The transportation budget bill must be passed prior to April 1 if it is to take effect at the start of the new state fiscal year on July 1. 

“Following action by the Senate in mid-March, we intend to have the transportation budget finalized (in a conference committee, if necessary) and back to Governor Kasich for his signature by the week of March 28,” House GOP spokesman Mike Dittoe said.

Batchelder said the House planned “extensive hearings” on the measure.

“We’re going to have to shift gears,” he told reporters. “I think the last session was the session of the choo choo and this is going to be the session of repair and maintenance – particularly in the bridge and super highway area.”

Former Governor Ted Strickland’s administration insisted on language in the transportation budget to facilitate federal funding for a high-speed rail system in the state, however, those plans were scrapped by Kasich even before he took office.

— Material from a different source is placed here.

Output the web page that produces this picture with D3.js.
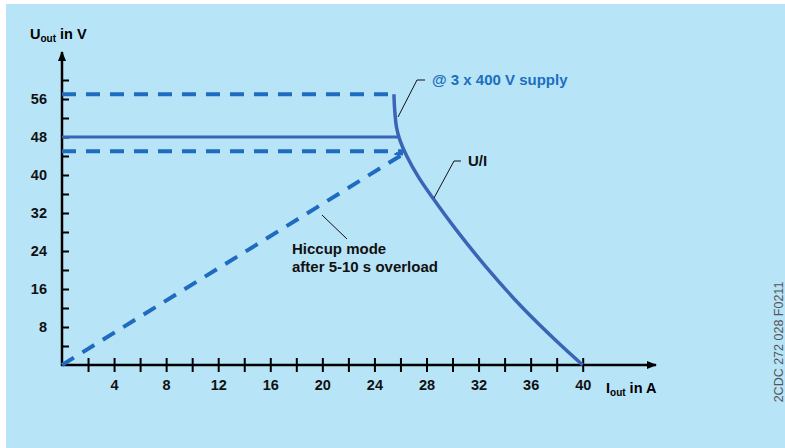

Although Kasich said last week he would consider selling or leasing the Ohio Turnpike to a private venture if he could raise $2.5 billion from the transaction, the speaker said he doubted the future of the turnpike will be considered as part of the transportation budget bill.

“At this point I don’t think the governor has retained anyone to take a look at what it may be quote, ‘worth,’ unquote,” he said. “Until we have that I don’t think most of our members are going to want to vote on doing anything with it.”

“We may have a long-term lease possibility, but we won’t know that until we have an appraisal."